But it was nice while it lasted. The ban, I mean. For a minute there, it seemed that Babbitt was alive and well in Mississippi, striking a quixotic blow for the kind of middle-class morality that once strived to cordon off the public square to keep it neat and clean -- sterile, even, in that wholesome way that once drove true artists out of bounds and into paroxysms of creativity. In the age of the Internet and wireless communication, such boundaries are nothing less than quaint and nothing more than window-dressing, just a handsome-prince fantasy in a reality of cultural degradation.

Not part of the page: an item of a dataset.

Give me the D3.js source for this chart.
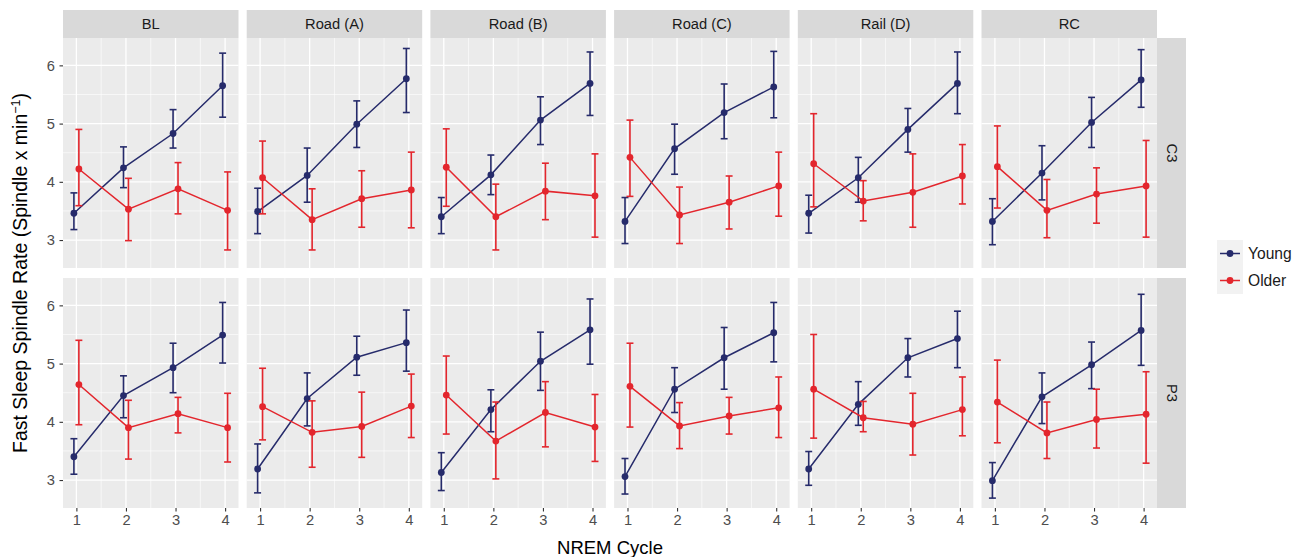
<!DOCTYPE html>
<html lang="en">

<head>
    <meta charset="UTF-8">
    <title>Fast Sleep Spindle Rate</title>
    <script src="https://d3js.org/d3.v7.min.js"></script>
    <style>
        body { margin: 0; background: #fff; }
        text { font-family: "Liberation Sans", Arial, sans-serif; }
    </style>
</head>

<body>
    <div id="container"></div>
    <script>
        var panels = ["BL", "Road (A)", "Road (B)", "Road (C)", "Rail (D)", "RC"];
        var rows = ["C3", "P3"];
        var cycles = [1, 2, 3, 4];
        var groups = ["Young", "Older"];
        var yTicks = [3, 4, 5, 6];

        // mean, lower and upper error bar per panel, cycles 1-4
        var youngC3Mean = [[3.46, 4.24, 4.83, 5.65], [3.49, 4.11, 4.99, 5.77], [3.40, 4.12, 5.06, 5.69], [3.32, 4.57, 5.19, 5.63], [3.46, 4.07, 4.90, 5.69], [3.32, 4.15, 5.02, 5.75]];
        var youngC3Lo = [[3.18, 3.90, 4.58, 5.11], [3.11, 3.65, 4.59, 5.19], [3.11, 3.78, 4.64, 5.14], [2.94, 4.13, 4.74, 5.10], [3.12, 3.65, 4.51, 5.17], [2.92, 3.69, 4.59, 5.28]];
        var youngC3Hi = [[3.81, 4.60, 5.24, 6.21], [3.89, 4.58, 5.39, 6.29], [3.73, 4.46, 5.46, 6.23], [3.73, 4.99, 5.68, 6.24], [3.77, 4.42, 5.26, 6.23], [3.71, 4.62, 5.45, 6.27]];
        var olderC3Mean = [[4.22, 3.53, 3.88, 3.51], [4.07, 3.35, 3.71, 3.86], [4.25, 3.40, 3.84, 3.76], [4.42, 3.43, 3.65, 3.93], [4.31, 3.67, 3.82, 4.10], [4.26, 3.51, 3.79, 3.93]];
        var olderC3Lo = [[3.59, 2.99, 3.45, 2.83], [3.45, 2.83, 3.22, 3.21], [3.58, 2.83, 3.35, 3.05], [3.75, 2.94, 3.19, 3.41], [3.57, 3.33, 3.22, 3.62], [3.55, 3.04, 3.29, 3.05]];
        var olderC3Hi = [[4.90, 4.06, 4.33, 4.17], [4.70, 3.88, 4.19, 4.51], [4.91, 3.96, 4.32, 4.48], [5.06, 3.91, 4.10, 4.51], [5.17, 4.02, 4.48, 4.64], [4.96, 4.04, 4.24, 4.71]];

        var youngP3Mean = [[3.40, 4.45, 4.93, 5.49], [3.19, 4.40, 5.11, 5.36], [3.13, 4.21, 5.04, 5.58], [3.06, 4.56, 5.10, 5.53], [3.19, 4.30, 5.10, 5.43], [2.99, 4.43, 4.98, 5.57]];
        var youngP3Lo = [[3.10, 4.07, 4.50, 5.01], [2.78, 3.93, 4.80, 4.87], [2.82, 3.83, 4.54, 4.99], [2.76, 4.16, 4.56, 5.03], [2.91, 3.94, 4.77, 4.93], [2.69, 3.97, 4.57, 4.97]];
        var youngP3Hi = [[3.71, 4.79, 5.35, 6.05], [3.62, 4.84, 5.47, 5.92], [3.47, 4.55, 5.54, 6.11], [3.37, 4.93, 5.62, 6.05], [3.49, 4.69, 5.43, 5.90], [3.30, 4.84, 5.37, 6.19]];
        var olderP3Mean = [[4.64, 3.90, 4.14, 3.90], [4.26, 3.82, 3.92, 4.27], [4.46, 3.67, 4.16, 3.91], [4.61, 3.93, 4.10, 4.24], [4.56, 4.07, 3.96, 4.21], [4.34, 3.81, 4.04, 4.13]];
        var olderP3Lo = [[3.95, 3.36, 3.81, 3.31], [3.69, 3.22, 3.39, 3.73], [3.79, 3.02, 3.57, 3.32], [3.91, 3.54, 3.79, 3.73], [3.72, 3.83, 3.43, 3.76], [3.64, 3.37, 3.55, 3.29]];
        var olderP3Hi = [[5.40, 4.37, 4.42, 4.49], [4.92, 4.36, 4.51, 4.82], [5.13, 4.34, 4.69, 4.47], [5.35, 4.33, 4.42, 4.77], [5.50, 4.35, 4.49, 4.77], [5.06, 4.34, 4.56, 4.86]];

        var colors = { Young: "#262b6b", Older: "#e3262d" };
        var dodge = { Young: -0.05, Older: 0.05 };

        var width = 1298, height = 557;
        var left = 63, panelW = 175.5, gapX = 8.2;
        var panelH = 230, rowTop = [38, 278];
        var stripTop = 10, stripW = 29;

        var series = {
            C3: {
                Young: [youngC3Mean, youngC3Lo, youngC3Hi],
                Older: [olderC3Mean, olderC3Lo, olderC3Hi]
            },
            P3: {
                Young: [youngP3Mean, youngP3Lo, youngP3Hi],
                Older: [olderP3Mean, olderP3Lo, olderP3Hi]
            }
        };

        var svg = d3.select("#container")
            .append("svg")
            .attr("width", width)
            .attr("height", height);

        var x = d3.scaleLinear().domain([0.73, 4.27]).range([0, panelW]);
        var y = d3.scaleLinear().domain([2.52, 6.47]).range([panelH, 0]);

        // strips on top
        panels.forEach(function (p, i) {
            var px = left + i * (panelW + gapX);
            svg.append("rect")
                .attr("x", px).attr("y", stripTop)
                .attr("width", panelW).attr("height", rowTop[0] - stripTop)
                .attr("fill", "#d9d9d9");
            svg.append("text")
                .attr("x", px + panelW / 2).attr("y", (stripTop + rowTop[0]) / 2 + 5)
                .attr("text-anchor", "middle")
                .attr("font-size", 14.7)
                .attr("fill", "#1a1a1a")
                .text(p);
        });

        var line = d3.line()
            .x(function (d) { return x(d.c); })
            .y(function (d) { return y(d.m); });

        rows.forEach(function (r, ri) {
            var top = rowTop[ri];
            var rightX = left + 6 * panelW + 5 * gapX;

            // strip on the right
            svg.append("rect")
                .attr("x", rightX).attr("y", top)
                .attr("width", stripW).attr("height", panelH)
                .attr("fill", "#d9d9d9");
            svg.append("text")
                .attr("transform", "translate(" + (rightX + stripW / 2 - 5) + "," + (top + panelH / 2) + ") rotate(90)")
                .attr("text-anchor", "middle")
                .attr("font-size", 14.7)
                .attr("fill", "#1a1a1a")
                .text(r);

            panels.forEach(function (p, pi) {
                var g = svg.append("g")
                    .attr("transform", "translate(" + (left + pi * (panelW + gapX)) + "," + top + ")");

                g.append("rect")
                    .attr("width", panelW).attr("height", panelH)
                    .attr("fill", "#ebebeb");

                // minor grid
                g.selectAll(".minorY").data([3.5, 4.5, 5.5]).enter().append("line")
                    .attr("x1", 0).attr("x2", panelW)
                    .attr("y1", (d) => y(d)).attr("y2", (d) => y(d))
                    .attr("stroke", "#fff").attr("stroke-width", 0.6);
                g.selectAll(".minorX").data([1.5, 2.5, 3.5]).enter().append("line")
                    .attr("y1", 0).attr("y2", panelH)
                    .attr("x1", (d) => x(d)).attr("x2", (d) => x(d))
                    .attr("stroke", "#fff").attr("stroke-width", 0.6);
                // major grid
                g.selectAll(".majorY").data(yTicks).enter().append("line")
                    .attr("x1", 0).attr("x2", panelW)
                    .attr("y1", (d) => y(d)).attr("y2", (d) => y(d))
                    .attr("stroke", "#fff").attr("stroke-width", 1.3);
                g.selectAll(".majorX").data(cycles).enter().append("line")
                    .attr("y1", 0).attr("y2", panelH)
                    .attr("x1", (d) => x(d)).attr("x2", (d) => x(d))
                    .attr("stroke", "#fff").attr("stroke-width", 1.3);

                groups.forEach(function (grp) {
                    var s = series[r][grp];
                    var pts = cycles.map(function (c, ci) {
                        return { c: c + dodge[grp], m: s[0][pi][ci], lo: s[1][pi][ci], hi: s[2][pi][ci] };
                    });
                    var col = colors[grp];

                    var eb = g.append("g").attr("stroke", col).attr("stroke-width", 1.6);
                    eb.selectAll(".v").data(pts).enter().append("line")
                        .attr("x1", (d) => x(d.c)).attr("x2", (d) => x(d.c))
                        .attr("y1", (d) => y(d.lo)).attr("y2", (d) => y(d.hi));
                    eb.selectAll(".t").data(pts).enter().append("line")
                        .attr("x1", (d) => x(d.c - 0.07)).attr("x2", (d) => x(d.c + 0.07))
                        .attr("y1", (d) => y(d.hi)).attr("y2", (d) => y(d.hi));
                    eb.selectAll(".b").data(pts).enter().append("line")
                        .attr("x1", (d) => x(d.c - 0.07)).attr("x2", (d) => x(d.c + 0.07))
                        .attr("y1", (d) => y(d.lo)).attr("y2", (d) => y(d.lo));

                    g.append("path")
                        .datum(pts)
                        .attr("d", line)
                        .attr("fill", "none")
                        .attr("stroke", col)
                        .attr("stroke-width", 1.5);

                    g.selectAll(".pt" + grp).data(pts).enter().append("circle")
                        .attr("cx", (d) => x(d.c))
                        .attr("cy", (d) => y(d.m))
                        .attr("r", 3.4)
                        .attr("fill", col);
                });

                // y axis on first column
                if (pi == 0) {
                    var ya = g.append("g")
                        .call(d3.axisLeft(y).tickValues(yTicks).tickSize(3.5).tickPadding(4.5).tickFormat(d3.format("d")));
                    ya.select(".domain").remove();
                    ya.selectAll("line").attr("stroke", "#333").attr("stroke-width", 1.1);
                    ya.selectAll("text").attr("font-size", 14.7).attr("fill", "#4d4d4d")
                        .attr("font-family", "Liberation Sans, Arial, sans-serif");
                }
                // x axis on bottom row
                if (ri == 1) {
                    var xa = g.append("g")
                        .attr("transform", "translate(0," + panelH + ")")
                        .call(d3.axisBottom(x).tickValues(cycles).tickSize(3.5).tickPadding(3).tickFormat(d3.format("d")));
                    xa.select(".domain").remove();
                    xa.selectAll("line").attr("stroke", "#333").attr("stroke-width", 1.1);
                    xa.selectAll("text").attr("font-size", 14.7).attr("fill", "#4d4d4d")
                        .attr("font-family", "Liberation Sans, Arial, sans-serif");
                }
            });
        });

        // axis titles
        svg.append("text")
            .attr("x", left + (6 * panelW + 5 * gapX) / 2)
            .attr("y", 554)
            .attr("text-anchor", "middle")
            .attr("font-size", 18.5)
            .attr("fill", "#000")
            .text("NREM Cycle");

        var yt = svg.append("text")
            .attr("transform", "translate(27," + (rowTop[0] + (rowTop[1] + panelH - rowTop[0]) / 2) + ") rotate(-90)")
            .attr("text-anchor", "middle")
            .attr("font-size", 19.5)
            .attr("fill", "#000");
        yt.append("tspan").text("Fast Sleep Spindle Rate (Spindle x min");
        yt.append("tspan").attr("dy", -7).attr("font-size", 12.5).text("\u22121");
        yt.append("tspan").attr("dy", 7).text(")");

        // legend
        var lg = svg.append("g").attr("transform", "translate(1217,240)");
        groups.forEach(function (grp, i) {
            var ly = i * 27;
            lg.append("rect")
                .attr("x", 0).attr("y", ly)
                .attr("width", 26).attr("height", 27)
                .attr("fill", "#f2f2f2");
            lg.append("line")
                .attr("x1", 3).attr("x2", 23)
                .attr("y1", ly + 13.5).attr("y2", ly + 13.5)
                .attr("stroke", colors[grp]).attr("stroke-width", 1.5);
            lg.append("circle")
                .attr("cx", 13).attr("cy", ly + 13.5).attr("r", 3.4)
                .attr("fill", colors[grp]);
            lg.append("text")
                .attr("x", 31).attr("y", ly + 19)
                .attr("font-size", 15.6)
                .attr("fill", "#1a1a1a")
                .text(grp);
        });
    </script>
</body>

</html>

The same day I happened on the library story, I came across a lavish profile in Vanity Fair of pornographer Bob Guccione. It is an exercise in hagiography, depicting the 74-year-old former Penthouse publisher as "the fallen king," "one of the greatest success stories in magazine history" blah, blah, done in by "Reagan-era censorship, the Internet, and a series of expensive dreams." In other words, no typography of irony here. (Save that for "democracy" in Jon Stewart's "America.") Lamented son Bob Jr.: "He wanted so much to be acknowledged for something other than pornography."

But what a pornographer he was. Having launched Penthouse in 1969, "Bob outraunched Playboy by displaying genitalia and pubic hair in a magazine," a colleague told Vanity Fair approvingly. "That had never been done before." Certainly not in a magazine that plied the mainstream, both as a widely available mass publication, and as a mass influence on a wide variety of publications.

Which is where "America (The Book)" comes back in. The Guccione article alludes to a hazard of the porn trade: jaded customers, which were already a concern for magazine pornographers by the middle 1970s. Simply having lived through the several decades since -- even through a brief description of those decades -- makes us all, to some extent, jaded customers. Which means that no one, not even in Mississippi, is shocked by nudity alone. What is troubling is the, well, naked intention to level a pillar of our democracy --the law -- and leave behind vicious little images of humiliation and shame, discomfort and exposure. Which is a kind of pornography in itself, I would argue, but one Americans seem happy to consume.

This gives Bob Guccione another legacy after all: "America."